Your objective
In the records that follow, locate every line with "this" and extract it.
[Start Task material]
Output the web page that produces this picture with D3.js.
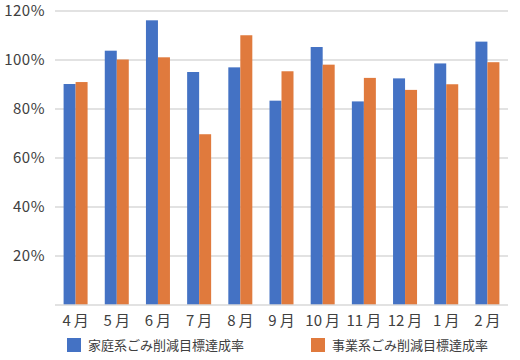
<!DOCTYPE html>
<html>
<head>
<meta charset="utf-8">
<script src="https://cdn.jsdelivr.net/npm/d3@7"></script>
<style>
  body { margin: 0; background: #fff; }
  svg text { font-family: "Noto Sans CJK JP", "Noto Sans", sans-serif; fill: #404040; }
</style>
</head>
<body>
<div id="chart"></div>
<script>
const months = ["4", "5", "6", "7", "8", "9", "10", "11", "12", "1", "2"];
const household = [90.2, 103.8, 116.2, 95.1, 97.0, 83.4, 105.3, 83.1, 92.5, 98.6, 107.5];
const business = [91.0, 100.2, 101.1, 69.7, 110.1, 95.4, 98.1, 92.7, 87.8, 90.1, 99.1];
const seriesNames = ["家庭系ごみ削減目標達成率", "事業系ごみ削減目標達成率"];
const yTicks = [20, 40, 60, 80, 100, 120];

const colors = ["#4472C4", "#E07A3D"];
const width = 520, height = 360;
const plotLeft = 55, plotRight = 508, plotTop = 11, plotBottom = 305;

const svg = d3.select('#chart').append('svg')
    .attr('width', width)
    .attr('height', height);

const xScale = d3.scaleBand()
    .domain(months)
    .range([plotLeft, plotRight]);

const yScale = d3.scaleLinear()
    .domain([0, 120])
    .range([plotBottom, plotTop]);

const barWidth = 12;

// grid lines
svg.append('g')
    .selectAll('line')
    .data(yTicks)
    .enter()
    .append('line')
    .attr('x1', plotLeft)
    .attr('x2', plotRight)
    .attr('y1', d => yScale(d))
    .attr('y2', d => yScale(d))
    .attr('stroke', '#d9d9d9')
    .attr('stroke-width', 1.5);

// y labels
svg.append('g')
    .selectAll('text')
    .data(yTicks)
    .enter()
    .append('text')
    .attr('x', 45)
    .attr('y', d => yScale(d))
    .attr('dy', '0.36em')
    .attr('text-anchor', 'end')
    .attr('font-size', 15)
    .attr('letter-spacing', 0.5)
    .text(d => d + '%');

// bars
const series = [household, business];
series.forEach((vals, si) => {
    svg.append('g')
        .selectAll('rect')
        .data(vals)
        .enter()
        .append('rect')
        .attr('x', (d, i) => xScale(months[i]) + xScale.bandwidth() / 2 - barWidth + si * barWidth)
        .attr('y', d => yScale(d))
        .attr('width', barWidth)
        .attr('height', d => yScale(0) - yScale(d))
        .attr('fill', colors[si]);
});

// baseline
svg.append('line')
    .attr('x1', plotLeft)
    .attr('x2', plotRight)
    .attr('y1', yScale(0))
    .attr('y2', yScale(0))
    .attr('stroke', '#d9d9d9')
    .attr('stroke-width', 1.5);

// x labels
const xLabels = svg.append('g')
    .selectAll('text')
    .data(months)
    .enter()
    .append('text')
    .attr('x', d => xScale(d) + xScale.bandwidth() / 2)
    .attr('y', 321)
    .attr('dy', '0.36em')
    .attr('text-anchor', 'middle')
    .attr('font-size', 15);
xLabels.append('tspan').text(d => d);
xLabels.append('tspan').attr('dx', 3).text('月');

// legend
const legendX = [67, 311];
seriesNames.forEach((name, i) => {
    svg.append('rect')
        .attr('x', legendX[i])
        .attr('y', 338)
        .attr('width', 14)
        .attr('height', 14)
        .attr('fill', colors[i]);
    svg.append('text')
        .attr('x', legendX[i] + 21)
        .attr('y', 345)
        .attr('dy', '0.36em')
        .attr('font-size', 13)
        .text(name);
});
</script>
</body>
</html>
[End Task material]
[Start Task material]
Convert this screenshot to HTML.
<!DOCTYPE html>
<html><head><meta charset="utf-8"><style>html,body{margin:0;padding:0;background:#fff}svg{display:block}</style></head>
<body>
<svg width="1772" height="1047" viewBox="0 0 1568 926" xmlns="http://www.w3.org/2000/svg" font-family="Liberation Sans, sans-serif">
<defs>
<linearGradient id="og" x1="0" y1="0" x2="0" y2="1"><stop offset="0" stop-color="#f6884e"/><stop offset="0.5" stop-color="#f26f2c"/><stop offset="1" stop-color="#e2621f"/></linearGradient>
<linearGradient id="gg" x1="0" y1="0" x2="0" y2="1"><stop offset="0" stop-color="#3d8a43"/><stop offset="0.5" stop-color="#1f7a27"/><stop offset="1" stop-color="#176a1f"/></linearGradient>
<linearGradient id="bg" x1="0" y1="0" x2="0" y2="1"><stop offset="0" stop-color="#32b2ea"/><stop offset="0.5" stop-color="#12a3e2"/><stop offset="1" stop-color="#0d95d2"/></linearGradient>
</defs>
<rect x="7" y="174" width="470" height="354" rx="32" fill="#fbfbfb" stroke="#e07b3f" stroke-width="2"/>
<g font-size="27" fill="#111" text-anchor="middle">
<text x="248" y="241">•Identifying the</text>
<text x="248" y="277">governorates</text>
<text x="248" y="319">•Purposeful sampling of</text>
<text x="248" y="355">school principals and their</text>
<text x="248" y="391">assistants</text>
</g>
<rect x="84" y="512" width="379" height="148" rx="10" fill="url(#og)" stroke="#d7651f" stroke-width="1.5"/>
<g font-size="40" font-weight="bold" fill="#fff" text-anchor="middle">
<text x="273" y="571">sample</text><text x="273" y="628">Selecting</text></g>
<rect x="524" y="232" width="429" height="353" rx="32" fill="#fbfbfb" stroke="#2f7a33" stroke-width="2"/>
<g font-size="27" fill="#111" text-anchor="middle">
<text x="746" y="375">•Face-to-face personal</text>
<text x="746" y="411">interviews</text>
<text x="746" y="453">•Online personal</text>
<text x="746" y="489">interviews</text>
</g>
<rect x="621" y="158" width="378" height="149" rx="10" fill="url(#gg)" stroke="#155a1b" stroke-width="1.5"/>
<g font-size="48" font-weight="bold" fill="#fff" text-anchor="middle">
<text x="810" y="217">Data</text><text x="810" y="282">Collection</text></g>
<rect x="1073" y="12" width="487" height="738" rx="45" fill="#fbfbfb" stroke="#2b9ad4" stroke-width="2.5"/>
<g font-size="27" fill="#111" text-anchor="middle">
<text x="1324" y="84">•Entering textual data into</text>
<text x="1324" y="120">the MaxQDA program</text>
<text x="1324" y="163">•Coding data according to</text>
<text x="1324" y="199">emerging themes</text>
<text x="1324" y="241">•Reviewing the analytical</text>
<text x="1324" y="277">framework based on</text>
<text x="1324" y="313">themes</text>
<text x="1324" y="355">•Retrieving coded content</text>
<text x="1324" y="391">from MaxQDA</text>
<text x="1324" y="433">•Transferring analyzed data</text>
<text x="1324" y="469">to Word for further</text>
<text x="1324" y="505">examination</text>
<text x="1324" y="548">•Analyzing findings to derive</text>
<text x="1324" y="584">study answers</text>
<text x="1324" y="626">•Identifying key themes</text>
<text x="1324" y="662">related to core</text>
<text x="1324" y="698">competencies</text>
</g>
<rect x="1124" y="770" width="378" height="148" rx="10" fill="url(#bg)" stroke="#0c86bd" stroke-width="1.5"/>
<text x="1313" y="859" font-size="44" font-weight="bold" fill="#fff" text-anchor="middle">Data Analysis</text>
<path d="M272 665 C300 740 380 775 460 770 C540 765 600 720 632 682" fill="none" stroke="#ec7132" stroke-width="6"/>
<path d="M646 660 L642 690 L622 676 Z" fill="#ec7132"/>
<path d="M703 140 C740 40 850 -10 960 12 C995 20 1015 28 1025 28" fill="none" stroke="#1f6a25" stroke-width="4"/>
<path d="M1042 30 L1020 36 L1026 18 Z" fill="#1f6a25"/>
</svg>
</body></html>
[End Task material]
[Start Task material]
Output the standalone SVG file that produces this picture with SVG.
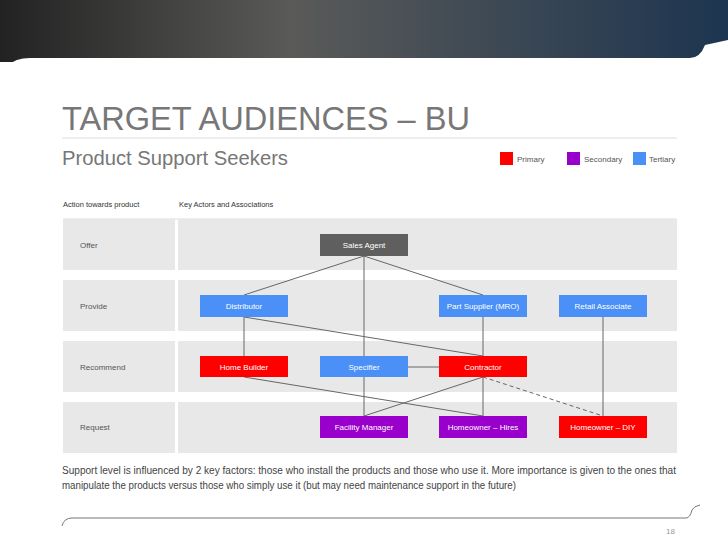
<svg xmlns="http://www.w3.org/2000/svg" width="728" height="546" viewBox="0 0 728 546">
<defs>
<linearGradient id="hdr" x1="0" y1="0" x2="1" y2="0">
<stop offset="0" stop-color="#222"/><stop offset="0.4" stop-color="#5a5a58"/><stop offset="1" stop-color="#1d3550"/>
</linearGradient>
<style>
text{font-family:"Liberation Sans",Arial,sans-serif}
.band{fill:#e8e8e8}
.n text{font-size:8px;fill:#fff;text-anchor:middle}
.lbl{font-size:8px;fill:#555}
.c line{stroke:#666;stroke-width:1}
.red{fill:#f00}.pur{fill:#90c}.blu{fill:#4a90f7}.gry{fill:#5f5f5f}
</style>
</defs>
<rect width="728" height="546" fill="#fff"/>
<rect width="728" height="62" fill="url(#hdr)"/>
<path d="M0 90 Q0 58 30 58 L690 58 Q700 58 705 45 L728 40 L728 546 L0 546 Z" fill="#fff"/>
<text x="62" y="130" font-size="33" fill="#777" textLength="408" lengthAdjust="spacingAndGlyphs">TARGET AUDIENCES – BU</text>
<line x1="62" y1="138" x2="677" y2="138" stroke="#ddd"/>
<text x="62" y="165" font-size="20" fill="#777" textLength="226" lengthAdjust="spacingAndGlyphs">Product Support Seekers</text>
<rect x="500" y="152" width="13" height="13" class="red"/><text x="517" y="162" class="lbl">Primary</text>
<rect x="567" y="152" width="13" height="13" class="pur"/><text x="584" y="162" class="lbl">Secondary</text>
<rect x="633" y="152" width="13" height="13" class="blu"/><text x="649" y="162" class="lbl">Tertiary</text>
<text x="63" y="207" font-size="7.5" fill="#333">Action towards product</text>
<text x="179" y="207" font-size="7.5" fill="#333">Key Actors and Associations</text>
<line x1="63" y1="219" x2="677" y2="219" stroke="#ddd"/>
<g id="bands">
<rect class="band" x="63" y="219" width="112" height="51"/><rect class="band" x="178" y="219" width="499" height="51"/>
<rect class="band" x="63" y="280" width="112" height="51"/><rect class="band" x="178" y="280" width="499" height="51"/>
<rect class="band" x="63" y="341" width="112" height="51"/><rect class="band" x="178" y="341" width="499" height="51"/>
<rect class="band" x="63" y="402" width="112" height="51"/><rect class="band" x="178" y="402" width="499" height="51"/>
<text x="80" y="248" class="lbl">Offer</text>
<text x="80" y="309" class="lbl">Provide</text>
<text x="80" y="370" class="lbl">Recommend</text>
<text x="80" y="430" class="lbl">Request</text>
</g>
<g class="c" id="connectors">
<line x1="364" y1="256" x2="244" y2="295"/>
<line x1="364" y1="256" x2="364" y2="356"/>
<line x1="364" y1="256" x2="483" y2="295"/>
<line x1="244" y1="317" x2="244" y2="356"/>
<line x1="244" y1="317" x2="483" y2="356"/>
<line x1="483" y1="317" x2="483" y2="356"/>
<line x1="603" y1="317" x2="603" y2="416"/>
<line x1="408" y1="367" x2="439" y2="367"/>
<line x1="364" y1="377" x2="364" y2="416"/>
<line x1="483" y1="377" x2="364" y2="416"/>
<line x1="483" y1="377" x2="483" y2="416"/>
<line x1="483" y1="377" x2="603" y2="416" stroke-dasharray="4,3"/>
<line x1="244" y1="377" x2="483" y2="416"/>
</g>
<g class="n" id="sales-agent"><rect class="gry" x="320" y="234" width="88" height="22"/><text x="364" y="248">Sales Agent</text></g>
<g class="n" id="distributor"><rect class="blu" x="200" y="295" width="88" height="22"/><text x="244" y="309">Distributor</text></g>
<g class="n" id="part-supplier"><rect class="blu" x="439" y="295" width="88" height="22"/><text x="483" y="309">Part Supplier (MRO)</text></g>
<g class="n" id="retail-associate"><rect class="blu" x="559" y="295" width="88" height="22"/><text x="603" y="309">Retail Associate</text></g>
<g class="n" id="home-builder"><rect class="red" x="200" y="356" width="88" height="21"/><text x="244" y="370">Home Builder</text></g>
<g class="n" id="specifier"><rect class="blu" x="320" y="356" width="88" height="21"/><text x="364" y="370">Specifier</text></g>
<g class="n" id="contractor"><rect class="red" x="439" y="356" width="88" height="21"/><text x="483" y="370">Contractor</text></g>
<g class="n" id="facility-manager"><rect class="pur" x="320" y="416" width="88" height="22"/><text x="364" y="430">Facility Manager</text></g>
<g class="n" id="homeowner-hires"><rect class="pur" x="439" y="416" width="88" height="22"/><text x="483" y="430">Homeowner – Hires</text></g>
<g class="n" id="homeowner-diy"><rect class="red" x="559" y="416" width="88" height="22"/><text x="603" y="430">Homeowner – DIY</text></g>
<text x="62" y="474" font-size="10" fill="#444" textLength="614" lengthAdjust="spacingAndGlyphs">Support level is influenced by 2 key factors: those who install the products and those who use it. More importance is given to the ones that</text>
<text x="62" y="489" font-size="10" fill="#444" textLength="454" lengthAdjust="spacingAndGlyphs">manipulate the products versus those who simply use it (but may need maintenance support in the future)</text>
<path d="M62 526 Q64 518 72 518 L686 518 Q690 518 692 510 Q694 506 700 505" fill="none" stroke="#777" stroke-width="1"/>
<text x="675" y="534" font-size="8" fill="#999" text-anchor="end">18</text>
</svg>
[End Task material]
Reply
Output the web page that produces this picture with D3.js.
Convert this screenshot to HTML.
Output the standalone SVG file that produces this picture with SVG.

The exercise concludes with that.